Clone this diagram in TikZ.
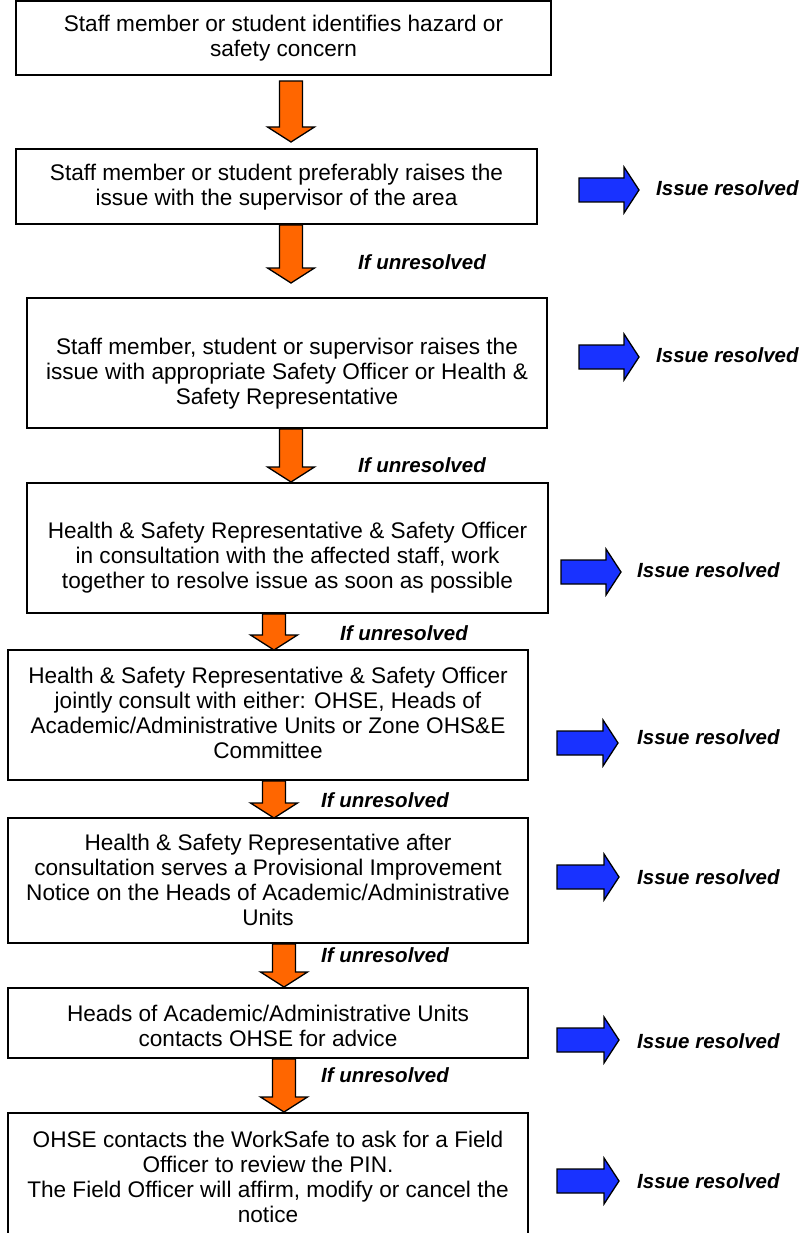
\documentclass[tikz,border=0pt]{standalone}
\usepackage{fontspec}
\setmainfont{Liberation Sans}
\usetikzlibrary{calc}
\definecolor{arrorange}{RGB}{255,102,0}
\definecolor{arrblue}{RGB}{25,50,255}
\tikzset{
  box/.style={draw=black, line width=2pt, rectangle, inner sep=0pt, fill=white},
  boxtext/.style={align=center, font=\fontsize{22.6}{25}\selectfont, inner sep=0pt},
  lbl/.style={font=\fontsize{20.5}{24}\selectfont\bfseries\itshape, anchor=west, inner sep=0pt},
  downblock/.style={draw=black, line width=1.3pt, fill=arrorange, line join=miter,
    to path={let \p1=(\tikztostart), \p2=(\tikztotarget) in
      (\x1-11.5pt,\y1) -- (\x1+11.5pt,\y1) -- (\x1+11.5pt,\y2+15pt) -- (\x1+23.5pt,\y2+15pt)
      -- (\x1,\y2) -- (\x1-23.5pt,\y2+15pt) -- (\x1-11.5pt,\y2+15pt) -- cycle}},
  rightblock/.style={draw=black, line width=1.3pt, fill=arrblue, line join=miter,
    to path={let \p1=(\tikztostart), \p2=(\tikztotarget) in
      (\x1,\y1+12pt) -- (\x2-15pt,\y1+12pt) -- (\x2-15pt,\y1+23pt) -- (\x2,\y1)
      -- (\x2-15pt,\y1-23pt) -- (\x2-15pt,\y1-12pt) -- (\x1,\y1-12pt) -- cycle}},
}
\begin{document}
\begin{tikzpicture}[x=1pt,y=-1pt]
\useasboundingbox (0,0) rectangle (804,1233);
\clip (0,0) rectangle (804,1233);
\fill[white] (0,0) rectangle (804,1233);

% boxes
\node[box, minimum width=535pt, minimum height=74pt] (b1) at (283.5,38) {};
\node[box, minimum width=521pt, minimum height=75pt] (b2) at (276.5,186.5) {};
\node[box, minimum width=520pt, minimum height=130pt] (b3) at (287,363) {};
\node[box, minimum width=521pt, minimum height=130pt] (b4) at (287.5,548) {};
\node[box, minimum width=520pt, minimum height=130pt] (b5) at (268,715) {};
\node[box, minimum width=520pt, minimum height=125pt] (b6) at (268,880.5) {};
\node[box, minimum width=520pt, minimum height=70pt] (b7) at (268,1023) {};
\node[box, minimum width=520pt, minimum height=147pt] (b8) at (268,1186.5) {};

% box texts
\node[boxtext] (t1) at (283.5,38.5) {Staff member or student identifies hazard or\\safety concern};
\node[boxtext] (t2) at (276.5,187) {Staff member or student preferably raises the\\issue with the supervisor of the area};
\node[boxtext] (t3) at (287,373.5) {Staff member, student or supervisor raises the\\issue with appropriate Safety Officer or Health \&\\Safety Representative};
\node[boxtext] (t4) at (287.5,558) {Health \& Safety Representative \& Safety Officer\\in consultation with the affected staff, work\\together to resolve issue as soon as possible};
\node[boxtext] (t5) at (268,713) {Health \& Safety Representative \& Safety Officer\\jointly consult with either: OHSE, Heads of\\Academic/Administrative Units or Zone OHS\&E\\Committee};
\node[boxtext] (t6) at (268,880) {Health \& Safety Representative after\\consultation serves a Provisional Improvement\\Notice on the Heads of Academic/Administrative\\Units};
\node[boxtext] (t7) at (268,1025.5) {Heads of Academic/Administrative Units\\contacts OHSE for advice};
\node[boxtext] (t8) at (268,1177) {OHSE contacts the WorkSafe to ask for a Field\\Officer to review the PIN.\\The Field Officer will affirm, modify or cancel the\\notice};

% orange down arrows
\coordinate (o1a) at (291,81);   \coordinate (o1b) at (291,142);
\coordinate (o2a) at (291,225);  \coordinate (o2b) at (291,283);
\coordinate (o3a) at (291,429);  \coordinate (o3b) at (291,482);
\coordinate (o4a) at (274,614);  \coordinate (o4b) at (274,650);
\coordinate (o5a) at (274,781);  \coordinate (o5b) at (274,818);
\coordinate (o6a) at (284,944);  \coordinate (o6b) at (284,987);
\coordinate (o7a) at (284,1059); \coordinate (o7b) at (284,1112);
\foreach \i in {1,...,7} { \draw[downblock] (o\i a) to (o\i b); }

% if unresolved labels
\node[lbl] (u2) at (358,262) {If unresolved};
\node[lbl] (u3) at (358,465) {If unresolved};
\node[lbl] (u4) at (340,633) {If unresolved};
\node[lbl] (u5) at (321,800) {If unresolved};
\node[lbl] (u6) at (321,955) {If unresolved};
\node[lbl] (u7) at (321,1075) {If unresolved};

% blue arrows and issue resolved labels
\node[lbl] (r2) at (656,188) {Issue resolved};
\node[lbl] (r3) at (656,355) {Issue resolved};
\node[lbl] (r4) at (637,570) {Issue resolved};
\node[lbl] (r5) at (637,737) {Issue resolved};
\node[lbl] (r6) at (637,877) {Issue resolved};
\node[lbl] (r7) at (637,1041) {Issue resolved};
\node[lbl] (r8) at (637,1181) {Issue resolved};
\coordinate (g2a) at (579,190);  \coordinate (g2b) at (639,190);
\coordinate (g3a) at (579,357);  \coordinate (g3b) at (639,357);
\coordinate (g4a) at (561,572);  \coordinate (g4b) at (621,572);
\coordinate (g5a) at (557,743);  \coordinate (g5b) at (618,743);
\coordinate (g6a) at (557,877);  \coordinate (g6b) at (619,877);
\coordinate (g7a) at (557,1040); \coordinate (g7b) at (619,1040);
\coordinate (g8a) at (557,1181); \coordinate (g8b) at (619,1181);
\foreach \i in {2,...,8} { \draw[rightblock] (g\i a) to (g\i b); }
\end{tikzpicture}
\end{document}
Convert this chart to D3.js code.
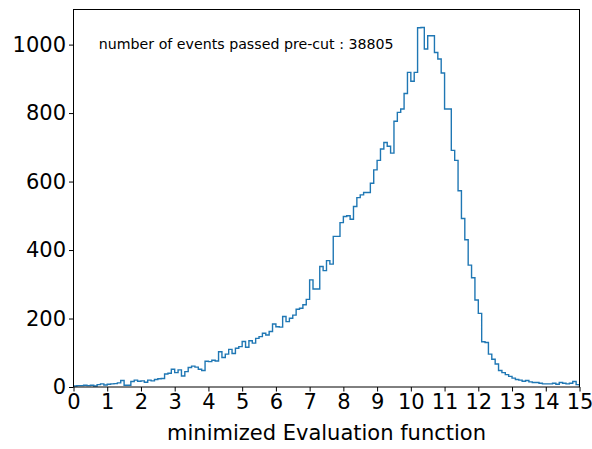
::::
Reproduce all the entries that precede this task, word for word, minus any pictures.

Clone this diagram in TikZ.
\documentclass[tikz,border=0pt]{standalone}
\usepackage{fontspec}
\setmainfont{Liberation Sans}
\usetikzlibrary{calc}
\definecolor{arrorange}{RGB}{255,102,0}
\definecolor{arrblue}{RGB}{25,50,255}
\tikzset{
  box/.style={draw=black, line width=2pt, rectangle, inner sep=0pt, fill=white},
  boxtext/.style={align=center, font=\fontsize{22.6}{25}\selectfont, inner sep=0pt},
  lbl/.style={font=\fontsize{20.5}{24}\selectfont\bfseries\itshape, anchor=west, inner sep=0pt},
  downblock/.style={draw=black, line width=1.3pt, fill=arrorange, line join=miter,
    to path={let \p1=(\tikztostart), \p2=(\tikztotarget) in
      (\x1-11.5pt,\y1) -- (\x1+11.5pt,\y1) -- (\x1+11.5pt,\y2+15pt) -- (\x1+23.5pt,\y2+15pt)
      -- (\x1,\y2) -- (\x1-23.5pt,\y2+15pt) -- (\x1-11.5pt,\y2+15pt) -- cycle}},
  rightblock/.style={draw=black, line width=1.3pt, fill=arrblue, line join=miter,
    to path={let \p1=(\tikztostart), \p2=(\tikztotarget) in
      (\x1,\y1+12pt) -- (\x2-15pt,\y1+12pt) -- (\x2-15pt,\y1+23pt) -- (\x2,\y1)
      -- (\x2-15pt,\y1-23pt) -- (\x2-15pt,\y1-12pt) -- (\x1,\y1-12pt) -- cycle}},
}
\begin{document}
\begin{tikzpicture}[x=1pt,y=-1pt]
\useasboundingbox (0,0) rectangle (804,1233);
\clip (0,0) rectangle (804,1233);
\fill[white] (0,0) rectangle (804,1233);

% boxes
\node[box, minimum width=535pt, minimum height=74pt] (b1) at (283.5,38) {};
\node[box, minimum width=521pt, minimum height=75pt] (b2) at (276.5,186.5) {};
\node[box, minimum width=520pt, minimum height=130pt] (b3) at (287,363) {};
\node[box, minimum width=521pt, minimum height=130pt] (b4) at (287.5,548) {};
\node[box, minimum width=520pt, minimum height=130pt] (b5) at (268,715) {};
\node[box, minimum width=520pt, minimum height=125pt] (b6) at (268,880.5) {};
\node[box, minimum width=520pt, minimum height=70pt] (b7) at (268,1023) {};
\node[box, minimum width=520pt, minimum height=147pt] (b8) at (268,1186.5) {};

% box texts
\node[boxtext] (t1) at (283.5,38.5) {Staff member or student identifies hazard or\\safety concern};
\node[boxtext] (t2) at (276.5,187) {Staff member or student preferably raises the\\issue with the supervisor of the area};
\node[boxtext] (t3) at (287,373.5) {Staff member, student or supervisor raises the\\issue with appropriate Safety Officer or Health \&\\Safety Representative};
\node[boxtext] (t4) at (287.5,558) {Health \& Safety Representative \& Safety Officer\\in consultation with the affected staff, work\\together to resolve issue as soon as possible};
\node[boxtext] (t5) at (268,713) {Health \& Safety Representative \& Safety Officer\\jointly consult with either: OHSE, Heads of\\Academic/Administrative Units or Zone OHS\&E\\Committee};
\node[boxtext] (t6) at (268,880) {Health \& Safety Representative after\\consultation serves a Provisional Improvement\\Notice on the Heads of Academic/Administrative\\Units};
\node[boxtext] (t7) at (268,1025.5) {Heads of Academic/Administrative Units\\contacts OHSE for advice};
\node[boxtext] (t8) at (268,1177) {OHSE contacts the WorkSafe to ask for a Field\\Officer to review the PIN.\\The Field Officer will affirm, modify or cancel the\\notice};

% orange down arrows
\coordinate (o1a) at (291,81);   \coordinate (o1b) at (291,142);
\coordinate (o2a) at (291,225);  \coordinate (o2b) at (291,283);
\coordinate (o3a) at (291,429);  \coordinate (o3b) at (291,482);
\coordinate (o4a) at (274,614);  \coordinate (o4b) at (274,650);
\coordinate (o5a) at (274,781);  \coordinate (o5b) at (274,818);
\coordinate (o6a) at (284,944);  \coordinate (o6b) at (284,987);
\coordinate (o7a) at (284,1059); \coordinate (o7b) at (284,1112);
\foreach \i in {1,...,7} { \draw[downblock] (o\i a) to (o\i b); }

% if unresolved labels
\node[lbl] (u2) at (358,262) {If unresolved};
\node[lbl] (u3) at (358,465) {If unresolved};
\node[lbl] (u4) at (340,633) {If unresolved};
\node[lbl] (u5) at (321,800) {If unresolved};
\node[lbl] (u6) at (321,955) {If unresolved};
\node[lbl] (u7) at (321,1075) {If unresolved};

% blue arrows and issue resolved labels
\node[lbl] (r2) at (656,188) {Issue resolved};
\node[lbl] (r3) at (656,355) {Issue resolved};
\node[lbl] (r4) at (637,570) {Issue resolved};
\node[lbl] (r5) at (637,737) {Issue resolved};
\node[lbl] (r6) at (637,877) {Issue resolved};
\node[lbl] (r7) at (637,1041) {Issue resolved};
\node[lbl] (r8) at (637,1181) {Issue resolved};
\coordinate (g2a) at (579,190);  \coordinate (g2b) at (639,190);
\coordinate (g3a) at (579,357);  \coordinate (g3b) at (639,357);
\coordinate (g4a) at (561,572);  \coordinate (g4b) at (621,572);
\coordinate (g5a) at (557,743);  \coordinate (g5b) at (618,743);
\coordinate (g6a) at (557,877);  \coordinate (g6b) at (619,877);
\coordinate (g7a) at (557,1040); \coordinate (g7b) at (619,1040);
\coordinate (g8a) at (557,1181); \coordinate (g8b) at (619,1181);
\foreach \i in {2,...,8} { \draw[rightblock] (g\i a) to (g\i b); }
\end{tikzpicture}
\end{document}
Convert this chart to D3.js code.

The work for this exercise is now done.